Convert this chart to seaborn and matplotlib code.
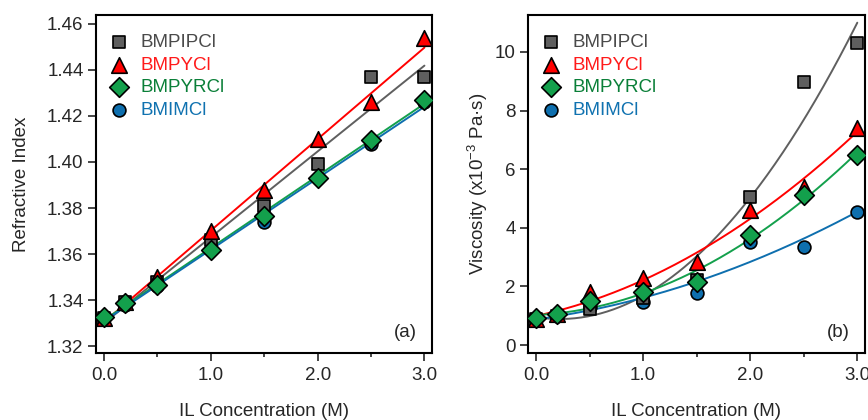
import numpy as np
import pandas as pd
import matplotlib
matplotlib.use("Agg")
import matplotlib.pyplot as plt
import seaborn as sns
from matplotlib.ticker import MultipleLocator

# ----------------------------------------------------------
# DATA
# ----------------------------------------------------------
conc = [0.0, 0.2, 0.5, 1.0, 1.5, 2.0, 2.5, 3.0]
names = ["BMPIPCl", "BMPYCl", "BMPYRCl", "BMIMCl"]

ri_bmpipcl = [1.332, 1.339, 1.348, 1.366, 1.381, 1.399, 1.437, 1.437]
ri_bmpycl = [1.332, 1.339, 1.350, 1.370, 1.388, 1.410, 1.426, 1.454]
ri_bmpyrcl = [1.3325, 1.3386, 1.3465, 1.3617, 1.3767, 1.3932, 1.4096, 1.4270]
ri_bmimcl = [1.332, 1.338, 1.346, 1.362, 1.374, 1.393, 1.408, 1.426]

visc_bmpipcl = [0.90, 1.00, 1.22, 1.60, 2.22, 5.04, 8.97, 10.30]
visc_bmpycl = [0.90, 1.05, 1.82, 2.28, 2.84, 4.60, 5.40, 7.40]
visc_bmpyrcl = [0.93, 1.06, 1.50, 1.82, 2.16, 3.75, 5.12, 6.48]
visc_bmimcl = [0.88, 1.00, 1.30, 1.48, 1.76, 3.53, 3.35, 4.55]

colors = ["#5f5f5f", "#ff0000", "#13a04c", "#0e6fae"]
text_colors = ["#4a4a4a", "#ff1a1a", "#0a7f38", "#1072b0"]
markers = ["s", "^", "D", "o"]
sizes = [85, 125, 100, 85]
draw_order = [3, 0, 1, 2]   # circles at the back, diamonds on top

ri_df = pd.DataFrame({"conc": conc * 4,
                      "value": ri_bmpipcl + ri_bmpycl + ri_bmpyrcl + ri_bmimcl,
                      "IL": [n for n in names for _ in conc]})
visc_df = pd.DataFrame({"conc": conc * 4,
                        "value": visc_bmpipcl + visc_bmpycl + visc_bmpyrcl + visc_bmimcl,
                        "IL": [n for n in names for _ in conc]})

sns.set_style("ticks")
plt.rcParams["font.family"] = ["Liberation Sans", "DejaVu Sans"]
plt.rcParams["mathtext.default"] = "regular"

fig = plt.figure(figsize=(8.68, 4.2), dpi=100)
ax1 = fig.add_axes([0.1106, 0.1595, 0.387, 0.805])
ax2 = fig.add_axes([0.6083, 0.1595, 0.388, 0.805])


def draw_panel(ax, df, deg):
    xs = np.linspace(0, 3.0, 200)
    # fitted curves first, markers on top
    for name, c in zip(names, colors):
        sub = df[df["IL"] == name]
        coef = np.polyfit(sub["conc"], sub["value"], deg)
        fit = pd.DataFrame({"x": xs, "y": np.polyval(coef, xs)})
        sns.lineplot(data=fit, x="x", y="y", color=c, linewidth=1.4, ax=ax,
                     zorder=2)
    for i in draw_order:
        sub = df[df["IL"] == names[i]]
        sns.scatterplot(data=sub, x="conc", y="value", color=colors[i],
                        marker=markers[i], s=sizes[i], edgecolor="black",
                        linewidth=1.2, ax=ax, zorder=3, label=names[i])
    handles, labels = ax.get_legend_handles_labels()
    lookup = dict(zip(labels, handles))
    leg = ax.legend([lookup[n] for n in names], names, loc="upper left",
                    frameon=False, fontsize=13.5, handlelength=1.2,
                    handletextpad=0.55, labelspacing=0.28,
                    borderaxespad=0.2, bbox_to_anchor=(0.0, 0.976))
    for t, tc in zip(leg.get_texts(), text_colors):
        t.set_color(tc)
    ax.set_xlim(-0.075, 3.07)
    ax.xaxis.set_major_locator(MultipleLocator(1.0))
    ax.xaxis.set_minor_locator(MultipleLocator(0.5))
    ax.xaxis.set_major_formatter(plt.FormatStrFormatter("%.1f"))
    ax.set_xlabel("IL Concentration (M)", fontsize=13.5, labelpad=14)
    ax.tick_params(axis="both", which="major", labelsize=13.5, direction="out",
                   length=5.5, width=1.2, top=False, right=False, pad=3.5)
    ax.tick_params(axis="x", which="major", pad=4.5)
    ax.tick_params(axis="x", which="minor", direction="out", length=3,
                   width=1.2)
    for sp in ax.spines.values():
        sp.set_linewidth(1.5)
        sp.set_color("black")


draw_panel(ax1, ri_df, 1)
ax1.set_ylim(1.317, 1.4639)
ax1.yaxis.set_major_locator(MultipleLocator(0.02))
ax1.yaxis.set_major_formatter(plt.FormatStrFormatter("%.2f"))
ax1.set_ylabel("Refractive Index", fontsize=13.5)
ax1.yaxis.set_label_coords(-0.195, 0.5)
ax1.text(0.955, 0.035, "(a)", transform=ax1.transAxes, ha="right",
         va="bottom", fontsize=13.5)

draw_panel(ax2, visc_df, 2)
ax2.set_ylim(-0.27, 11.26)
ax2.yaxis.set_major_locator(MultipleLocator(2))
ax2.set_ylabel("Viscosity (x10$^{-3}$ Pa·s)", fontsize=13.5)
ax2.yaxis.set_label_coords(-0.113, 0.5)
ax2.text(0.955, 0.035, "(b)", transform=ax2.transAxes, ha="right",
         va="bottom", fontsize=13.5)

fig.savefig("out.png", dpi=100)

========

Exercise goal ::
Leave out the pictures and print every line of the data exactly.

Solution to this task ::
Convert this chart to seaborn and matplotlib code.
import numpy as np
import pandas as pd
import matplotlib
matplotlib.use("Agg")
import matplotlib.pyplot as plt
import seaborn as sns
from matplotlib.ticker import MultipleLocator

# ----------------------------------------------------------
# DATA
# ----------------------------------------------------------
conc = [0.0, 0.2, 0.5, 1.0, 1.5, 2.0, 2.5, 3.0]
names = ["BMPIPCl", "BMPYCl", "BMPYRCl", "BMIMCl"]

ri_bmpipcl = [1.332, 1.339, 1.348, 1.366, 1.381, 1.399, 1.437, 1.437]
ri_bmpycl = [1.332, 1.339, 1.350, 1.370, 1.388, 1.410, 1.426, 1.454]
ri_bmpyrcl = [1.3325, 1.3386, 1.3465, 1.3617, 1.3767, 1.3932, 1.4096, 1.4270]
ri_bmimcl = [1.332, 1.338, 1.346, 1.362, 1.374, 1.393, 1.408, 1.426]

visc_bmpipcl = [0.90, 1.00, 1.22, 1.60, 2.22, 5.04, 8.97, 10.30]
visc_bmpycl = [0.90, 1.05, 1.82, 2.28, 2.84, 4.60, 5.40, 7.40]
visc_bmpyrcl = [0.93, 1.06, 1.50, 1.82, 2.16, 3.75, 5.12, 6.48]
visc_bmimcl = [0.88, 1.00, 1.30, 1.48, 1.76, 3.53, 3.35, 4.55]

colors = ["#5f5f5f", "#ff0000", "#13a04c", "#0e6fae"]
text_colors = ["#4a4a4a", "#ff1a1a", "#0a7f38", "#1072b0"]
markers = ["s", "^", "D", "o"]
sizes = [85, 125, 100, 85]
draw_order = [3, 0, 1, 2]   # circles at the back, diamonds on top

ri_df = pd.DataFrame({"conc": conc * 4,
                      "value": ri_bmpipcl + ri_bmpycl + ri_bmpyrcl + ri_bmimcl,
                      "IL": [n for n in names for _ in conc]})
visc_df = pd.DataFrame({"conc": conc * 4,
                        "value": visc_bmpipcl + visc_bmpycl + visc_bmpyrcl + visc_bmimcl,
                        "IL": [n for n in names for _ in conc]})

sns.set_style("ticks")
plt.rcParams["font.family"] = ["Liberation Sans", "DejaVu Sans"]
plt.rcParams["mathtext.default"] = "regular"

fig = plt.figure(figsize=(8.68, 4.2), dpi=100)
ax1 = fig.add_axes([0.1106, 0.1595, 0.387, 0.805])
ax2 = fig.add_axes([0.6083, 0.1595, 0.388, 0.805])


def draw_panel(ax, df, deg):
    xs = np.linspace(0, 3.0, 200)
    # fitted curves first, markers on top
    for name, c in zip(names, colors):
        sub = df[df["IL"] == name]
        coef = np.polyfit(sub["conc"], sub["value"], deg)
        fit = pd.DataFrame({"x": xs, "y": np.polyval(coef, xs)})
        sns.lineplot(data=fit, x="x", y="y", color=c, linewidth=1.4, ax=ax,
                     zorder=2)
    for i in draw_order:
        sub = df[df["IL"] == names[i]]
        sns.scatterplot(data=sub, x="conc", y="value", color=colors[i],
                        marker=markers[i], s=sizes[i], edgecolor="black",
                        linewidth=1.2, ax=ax, zorder=3, label=names[i])
    handles, labels = ax.get_legend_handles_labels()
    lookup = dict(zip(labels, handles))
    leg = ax.legend([lookup[n] for n in names], names, loc="upper left",
                    frameon=False, fontsize=13.5, handlelength=1.2,
                    handletextpad=0.55, labelspacing=0.28,
                    borderaxespad=0.2, bbox_to_anchor=(0.0, 0.976))
    for t, tc in zip(leg.get_texts(), text_colors):
        t.set_color(tc)
    ax.set_xlim(-0.075, 3.07)
    ax.xaxis.set_major_locator(MultipleLocator(1.0))
    ax.xaxis.set_minor_locator(MultipleLocator(0.5))
    ax.xaxis.set_major_formatter(plt.FormatStrFormatter("%.1f"))
    ax.set_xlabel("IL Concentration (M)", fontsize=13.5, labelpad=14)
    ax.tick_params(axis="both", which="major", labelsize=13.5, direction="out",
                   length=5.5, width=1.2, top=False, right=False, pad=3.5)
    ax.tick_params(axis="x", which="major", pad=4.5)
    ax.tick_params(axis="x", which="minor", direction="out", length=3,
                   width=1.2)
    for sp in ax.spines.values():
        sp.set_linewidth(1.5)
        sp.set_color("black")


draw_panel(ax1, ri_df, 1)
ax1.set_ylim(1.317, 1.4639)
ax1.yaxis.set_major_locator(MultipleLocator(0.02))
ax1.yaxis.set_major_formatter(plt.FormatStrFormatter("%.2f"))
ax1.set_ylabel("Refractive Index", fontsize=13.5)
ax1.yaxis.set_label_coords(-0.195, 0.5)
ax1.text(0.955, 0.035, "(a)", transform=ax1.transAxes, ha="right",
         va="bottom", fontsize=13.5)

draw_panel(ax2, visc_df, 2)
ax2.set_ylim(-0.27, 11.26)
ax2.yaxis.set_major_locator(MultipleLocator(2))
ax2.set_ylabel("Viscosity (x10$^{-3}$ Pa·s)", fontsize=13.5)
ax2.yaxis.set_label_coords(-0.113, 0.5)
ax2.text(0.955, 0.035, "(b)", transform=ax2.transAxes, ha="right",
         va="bottom", fontsize=13.5)

fig.savefig("out.png", dpi=100)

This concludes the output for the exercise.